◆ EXERCISE ◆
Work out the number of lines containing "matplotlib". Answer with nothing but that number.

◆ DATA EXCERPTS ◆
____________________
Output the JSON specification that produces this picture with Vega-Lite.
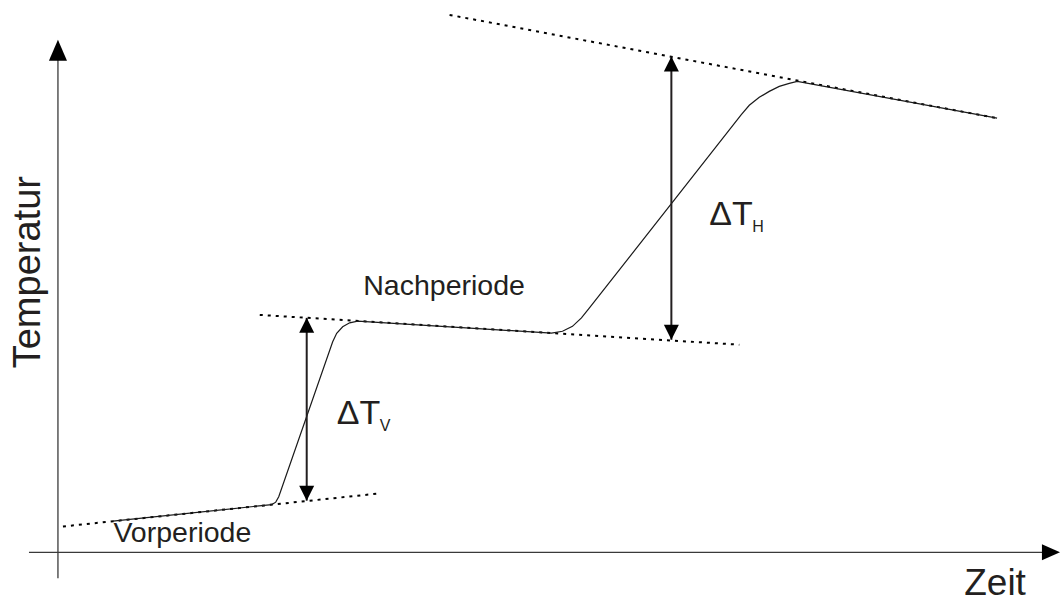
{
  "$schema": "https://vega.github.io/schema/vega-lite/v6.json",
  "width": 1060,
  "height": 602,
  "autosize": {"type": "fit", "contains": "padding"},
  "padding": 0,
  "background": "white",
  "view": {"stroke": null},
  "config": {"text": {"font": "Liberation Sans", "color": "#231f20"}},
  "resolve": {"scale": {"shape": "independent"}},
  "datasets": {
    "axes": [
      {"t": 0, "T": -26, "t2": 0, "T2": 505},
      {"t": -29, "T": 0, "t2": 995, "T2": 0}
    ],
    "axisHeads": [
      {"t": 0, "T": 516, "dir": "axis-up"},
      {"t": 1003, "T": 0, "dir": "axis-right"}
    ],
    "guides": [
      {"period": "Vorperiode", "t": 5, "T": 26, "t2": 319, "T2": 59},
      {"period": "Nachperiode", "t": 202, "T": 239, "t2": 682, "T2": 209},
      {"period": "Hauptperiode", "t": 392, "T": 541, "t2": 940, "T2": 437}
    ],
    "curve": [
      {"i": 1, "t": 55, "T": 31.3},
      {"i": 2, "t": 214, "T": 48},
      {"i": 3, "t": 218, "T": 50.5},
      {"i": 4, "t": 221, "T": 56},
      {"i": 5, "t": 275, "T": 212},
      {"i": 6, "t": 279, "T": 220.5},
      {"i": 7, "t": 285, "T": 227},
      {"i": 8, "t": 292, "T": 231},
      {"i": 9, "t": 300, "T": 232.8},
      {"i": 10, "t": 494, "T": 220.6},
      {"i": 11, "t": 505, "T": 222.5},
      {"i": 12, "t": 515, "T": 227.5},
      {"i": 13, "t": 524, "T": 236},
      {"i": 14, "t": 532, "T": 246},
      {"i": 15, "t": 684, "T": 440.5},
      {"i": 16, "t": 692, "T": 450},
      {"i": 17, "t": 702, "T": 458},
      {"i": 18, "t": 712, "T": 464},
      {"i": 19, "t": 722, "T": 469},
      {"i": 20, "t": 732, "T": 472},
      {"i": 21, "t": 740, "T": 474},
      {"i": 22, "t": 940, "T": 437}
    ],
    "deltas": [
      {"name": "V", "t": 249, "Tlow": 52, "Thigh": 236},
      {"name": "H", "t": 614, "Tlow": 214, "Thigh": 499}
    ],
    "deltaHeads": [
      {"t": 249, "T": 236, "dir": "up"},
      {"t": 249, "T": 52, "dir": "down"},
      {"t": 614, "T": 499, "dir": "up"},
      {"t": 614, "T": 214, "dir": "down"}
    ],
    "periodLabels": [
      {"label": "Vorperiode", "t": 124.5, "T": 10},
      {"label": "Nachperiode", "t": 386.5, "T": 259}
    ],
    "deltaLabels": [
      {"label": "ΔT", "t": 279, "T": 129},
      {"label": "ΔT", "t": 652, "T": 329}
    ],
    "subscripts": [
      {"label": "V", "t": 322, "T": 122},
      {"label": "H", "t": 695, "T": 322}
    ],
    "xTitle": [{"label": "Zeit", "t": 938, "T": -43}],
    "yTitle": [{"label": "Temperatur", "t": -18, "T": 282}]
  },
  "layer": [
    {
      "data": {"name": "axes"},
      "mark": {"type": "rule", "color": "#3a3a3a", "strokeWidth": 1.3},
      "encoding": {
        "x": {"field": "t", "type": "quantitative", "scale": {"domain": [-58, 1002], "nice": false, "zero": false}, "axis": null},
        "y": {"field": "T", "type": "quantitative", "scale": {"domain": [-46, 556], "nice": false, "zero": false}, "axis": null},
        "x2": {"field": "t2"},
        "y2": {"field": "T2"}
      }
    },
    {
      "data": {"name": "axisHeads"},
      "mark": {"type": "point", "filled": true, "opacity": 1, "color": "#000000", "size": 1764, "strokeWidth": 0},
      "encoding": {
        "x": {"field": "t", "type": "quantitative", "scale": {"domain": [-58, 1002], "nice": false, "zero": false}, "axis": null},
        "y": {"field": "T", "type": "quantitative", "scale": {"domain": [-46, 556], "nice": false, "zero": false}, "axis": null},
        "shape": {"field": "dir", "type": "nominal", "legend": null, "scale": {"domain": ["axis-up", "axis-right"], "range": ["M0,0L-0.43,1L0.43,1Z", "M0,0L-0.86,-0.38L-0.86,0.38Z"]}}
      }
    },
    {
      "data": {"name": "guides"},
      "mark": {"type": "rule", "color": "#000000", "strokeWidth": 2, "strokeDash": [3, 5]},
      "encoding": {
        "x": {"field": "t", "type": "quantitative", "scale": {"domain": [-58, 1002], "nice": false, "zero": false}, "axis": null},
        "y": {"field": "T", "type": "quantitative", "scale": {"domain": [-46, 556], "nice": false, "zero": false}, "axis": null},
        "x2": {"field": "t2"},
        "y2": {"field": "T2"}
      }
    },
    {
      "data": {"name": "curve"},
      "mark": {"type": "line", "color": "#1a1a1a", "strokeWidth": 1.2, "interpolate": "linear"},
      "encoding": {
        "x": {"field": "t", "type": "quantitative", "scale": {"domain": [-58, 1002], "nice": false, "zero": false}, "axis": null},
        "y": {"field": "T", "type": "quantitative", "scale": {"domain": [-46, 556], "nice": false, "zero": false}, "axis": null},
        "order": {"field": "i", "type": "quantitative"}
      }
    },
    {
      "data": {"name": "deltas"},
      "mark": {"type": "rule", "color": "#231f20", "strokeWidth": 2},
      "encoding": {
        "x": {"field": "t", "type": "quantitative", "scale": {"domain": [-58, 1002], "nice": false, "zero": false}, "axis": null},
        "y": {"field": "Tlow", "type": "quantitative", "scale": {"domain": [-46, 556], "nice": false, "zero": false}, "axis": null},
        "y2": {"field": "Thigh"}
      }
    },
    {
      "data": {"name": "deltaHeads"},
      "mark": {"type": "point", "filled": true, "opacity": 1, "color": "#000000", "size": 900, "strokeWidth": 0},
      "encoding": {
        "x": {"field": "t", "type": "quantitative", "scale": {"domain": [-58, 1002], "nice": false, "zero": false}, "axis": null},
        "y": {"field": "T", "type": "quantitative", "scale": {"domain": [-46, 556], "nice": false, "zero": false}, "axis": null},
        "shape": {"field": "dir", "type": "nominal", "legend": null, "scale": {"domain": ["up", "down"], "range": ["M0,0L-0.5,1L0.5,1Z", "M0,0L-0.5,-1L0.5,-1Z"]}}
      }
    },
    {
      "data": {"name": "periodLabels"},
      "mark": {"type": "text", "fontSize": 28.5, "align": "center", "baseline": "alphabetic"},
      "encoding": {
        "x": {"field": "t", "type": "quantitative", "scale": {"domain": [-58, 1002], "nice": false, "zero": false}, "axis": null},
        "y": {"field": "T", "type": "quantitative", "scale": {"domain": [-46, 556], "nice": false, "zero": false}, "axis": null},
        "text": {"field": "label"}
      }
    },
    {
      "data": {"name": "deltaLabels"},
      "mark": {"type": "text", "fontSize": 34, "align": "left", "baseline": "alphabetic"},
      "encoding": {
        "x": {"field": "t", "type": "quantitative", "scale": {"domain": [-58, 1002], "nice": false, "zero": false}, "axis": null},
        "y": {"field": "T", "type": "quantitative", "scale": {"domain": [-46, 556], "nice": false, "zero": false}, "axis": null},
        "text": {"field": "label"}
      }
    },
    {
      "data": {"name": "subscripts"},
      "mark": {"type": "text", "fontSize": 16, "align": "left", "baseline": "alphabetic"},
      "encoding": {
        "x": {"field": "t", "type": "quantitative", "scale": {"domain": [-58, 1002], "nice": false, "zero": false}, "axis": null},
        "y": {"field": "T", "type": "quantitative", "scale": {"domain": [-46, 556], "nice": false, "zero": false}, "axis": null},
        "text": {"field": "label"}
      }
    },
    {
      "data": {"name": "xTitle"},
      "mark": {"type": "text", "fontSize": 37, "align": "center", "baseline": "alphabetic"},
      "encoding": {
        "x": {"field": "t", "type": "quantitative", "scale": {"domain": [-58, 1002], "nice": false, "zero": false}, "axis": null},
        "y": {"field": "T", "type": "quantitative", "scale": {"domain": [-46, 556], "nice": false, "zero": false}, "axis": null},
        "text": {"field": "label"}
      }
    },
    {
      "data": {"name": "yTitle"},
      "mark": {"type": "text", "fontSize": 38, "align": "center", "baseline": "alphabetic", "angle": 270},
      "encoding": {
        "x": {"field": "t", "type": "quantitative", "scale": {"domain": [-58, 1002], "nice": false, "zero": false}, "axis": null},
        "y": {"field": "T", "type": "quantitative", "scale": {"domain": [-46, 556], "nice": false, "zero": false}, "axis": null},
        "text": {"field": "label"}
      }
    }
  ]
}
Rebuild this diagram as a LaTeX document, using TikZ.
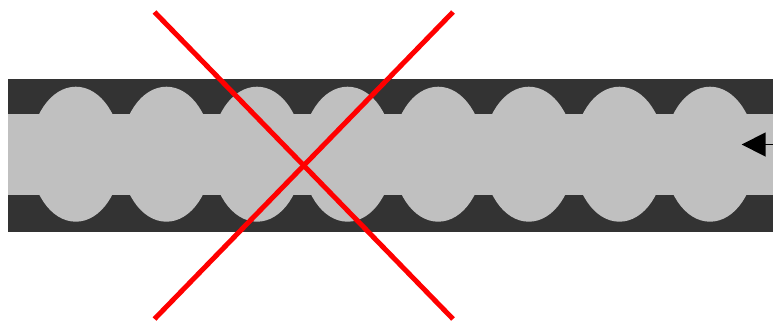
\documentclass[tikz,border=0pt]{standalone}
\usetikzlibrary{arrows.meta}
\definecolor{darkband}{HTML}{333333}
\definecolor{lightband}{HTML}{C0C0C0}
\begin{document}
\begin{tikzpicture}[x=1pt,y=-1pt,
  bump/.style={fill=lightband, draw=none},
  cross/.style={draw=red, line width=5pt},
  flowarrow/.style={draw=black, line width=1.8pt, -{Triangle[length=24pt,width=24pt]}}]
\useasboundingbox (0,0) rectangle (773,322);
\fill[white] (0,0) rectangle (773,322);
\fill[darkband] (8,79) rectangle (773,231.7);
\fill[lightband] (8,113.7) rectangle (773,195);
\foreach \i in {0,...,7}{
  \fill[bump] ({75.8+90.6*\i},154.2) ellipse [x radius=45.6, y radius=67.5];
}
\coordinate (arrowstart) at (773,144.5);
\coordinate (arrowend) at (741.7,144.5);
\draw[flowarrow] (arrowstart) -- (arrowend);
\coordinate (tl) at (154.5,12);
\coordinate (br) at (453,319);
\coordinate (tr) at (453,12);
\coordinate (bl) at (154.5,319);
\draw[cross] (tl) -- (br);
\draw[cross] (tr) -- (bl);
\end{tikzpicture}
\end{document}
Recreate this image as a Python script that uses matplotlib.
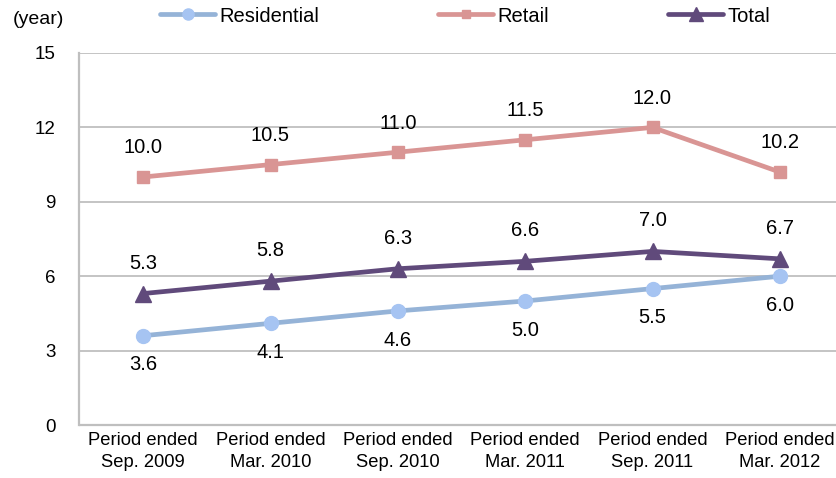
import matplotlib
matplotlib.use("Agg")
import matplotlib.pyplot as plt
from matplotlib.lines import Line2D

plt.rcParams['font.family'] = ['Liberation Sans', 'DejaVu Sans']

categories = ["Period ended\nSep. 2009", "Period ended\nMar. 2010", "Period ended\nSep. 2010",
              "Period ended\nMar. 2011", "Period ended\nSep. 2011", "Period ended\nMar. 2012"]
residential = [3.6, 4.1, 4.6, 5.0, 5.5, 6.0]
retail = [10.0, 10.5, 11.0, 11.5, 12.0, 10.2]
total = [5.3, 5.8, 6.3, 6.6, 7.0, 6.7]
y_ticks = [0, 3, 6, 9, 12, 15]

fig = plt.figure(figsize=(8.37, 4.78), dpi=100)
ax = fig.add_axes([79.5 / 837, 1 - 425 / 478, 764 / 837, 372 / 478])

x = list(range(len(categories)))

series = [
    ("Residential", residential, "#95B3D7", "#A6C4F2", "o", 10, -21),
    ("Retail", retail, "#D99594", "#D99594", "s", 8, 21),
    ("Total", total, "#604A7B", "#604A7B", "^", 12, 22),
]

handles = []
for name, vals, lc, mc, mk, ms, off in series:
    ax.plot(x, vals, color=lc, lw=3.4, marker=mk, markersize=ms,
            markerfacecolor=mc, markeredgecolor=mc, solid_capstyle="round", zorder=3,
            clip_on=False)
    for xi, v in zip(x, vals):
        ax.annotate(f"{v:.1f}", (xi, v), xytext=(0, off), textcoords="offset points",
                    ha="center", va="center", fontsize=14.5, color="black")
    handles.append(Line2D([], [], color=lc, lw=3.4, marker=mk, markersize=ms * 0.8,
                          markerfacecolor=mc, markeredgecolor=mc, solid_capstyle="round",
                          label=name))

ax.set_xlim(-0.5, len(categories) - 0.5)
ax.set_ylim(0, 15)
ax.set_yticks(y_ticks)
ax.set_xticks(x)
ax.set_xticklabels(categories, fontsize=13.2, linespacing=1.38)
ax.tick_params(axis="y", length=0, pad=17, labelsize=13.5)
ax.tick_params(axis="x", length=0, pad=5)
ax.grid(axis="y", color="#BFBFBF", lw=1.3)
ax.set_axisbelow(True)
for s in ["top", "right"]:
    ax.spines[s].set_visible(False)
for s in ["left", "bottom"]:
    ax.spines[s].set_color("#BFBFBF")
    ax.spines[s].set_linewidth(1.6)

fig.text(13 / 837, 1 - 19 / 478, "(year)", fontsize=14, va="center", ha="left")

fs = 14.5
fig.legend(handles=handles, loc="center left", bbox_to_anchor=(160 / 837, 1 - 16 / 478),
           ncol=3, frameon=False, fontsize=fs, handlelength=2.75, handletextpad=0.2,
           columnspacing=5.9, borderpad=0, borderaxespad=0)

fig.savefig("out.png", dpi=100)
____________________
◆ IN RESPONSE ◆
5